# Useless Blurry Photographs Turned Into Artwork



## Bokehen (May 1, 2019)

Post Deleted


----------



## zulu42 (May 1, 2019)

That's really nice and a great method. Creativity cannot be stopped!


----------



## tirediron (May 1, 2019)

VERY clever!


----------



## Jeff15 (May 1, 2019)

Looks almost like a painting.....


----------



## Original katomi (May 1, 2019)

Way to go. It’s nice to see that you have found a way to enjoy, in your case ,the best of both worlds, of your hobby.


----------



## terri (May 3, 2019)

Blurry or not, hand painted photography almost always looks fantastic.  How opaque you want your paints to be over the photo will give very different results.   Go for it!  

I hope you will post some more of your work!


----------



## Dean_Gretsch (May 3, 2019)

terri said:


> I hope you will post some more of your work!

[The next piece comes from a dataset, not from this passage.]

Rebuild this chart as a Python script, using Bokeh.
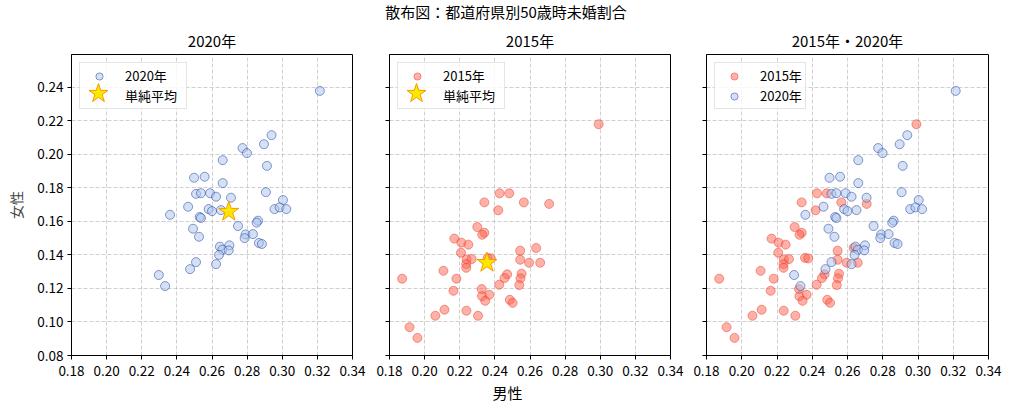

Hmmm...I was late to the game, and wish they'd post the original again!


----------



## Derrel (May 3, 2019)

Bokehen said:


> Post Deleted




Why delete it?

I deleted my "like", so the post went from five to four "likes"


----------



## Dacaur (Jul 14, 2019)

Yea, not cool.


----------



## snowbear (Jul 16, 2019)

OP deleted all five of their posts.  I guess we scared them off.


----------